The Florida Center for Advanced Aero-Propulsion (FCAAP) was formed to meet the needs of a rapidly evolving and highly competitive aerospace industry. FCAAP's objectives are to help train and sustain the much needed, highly skilled workforce; to design and develop new technologies and products required to help sustain the Aerospace industry; and to transition the technology to applications in a timely and efficient manner

What is Aero-Propulsion?

The discipline of aero-propulsion deals with transportation systems and other objects that move through air, influencing the design and fabrication of aircraft, spacecraft, automotive transport, and all manner of vehicles in motion.
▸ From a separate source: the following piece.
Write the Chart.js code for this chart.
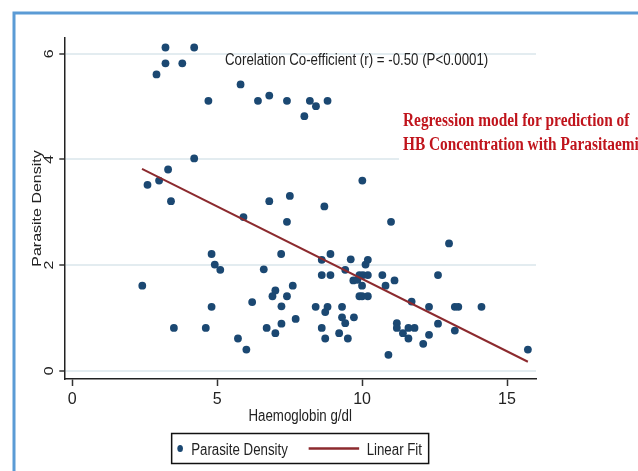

The relevant research areas cover fundamental science topics such as aerodynamics, fluid mechanics, acoustics, thermal physics, and turbulence as well as practical applications such as combustion improvement, active control of flow separation, supersonic jet noise suppression, lift/thrust enhancement and drag reduction, etc.

Funding for FCAAP

FCAAP was launched with nearly $15 million in seed funding by the State of Florida. These funds are used to maximize the use of, and add to, our resources and will create a state and nationwide technology and resource team in the highly competitive and innovation-driven aerospace market. FCAAP leverages the seed funds and the extensive existing resources (nearly $70 million) of its partners both in terms of infrastructure and a team of highly experienced, internationally recognized scientists, researchers, and engineers. The interdisciplinary team covers a broad range of areas related to aeronautics, aerospace, propulsion and space sciences. FCAAP is a technical incubator and facilitates rapid transfer of knowledge and technologies to applications and products through partnerships with aerospace industry, government, and other stakeholders.

Space Transportation Research

In 2011, FCAAP became an FAA Center of Excellence for Commercial Space Transportation Research. Congress authorized Air Transportation Centers of Excellence under the Federal Aviation Administration Research, Engineering and Development Authorization Act of 1990. This legislation enables the FAA to work with universities and their industry partners to conduct research in environment and aviation safety, and other activities to assure a safe and efficient air transportation system. Research will extend to cutting-edge technologies and infrastructure for private human spaceflight and orbital debris mitigation.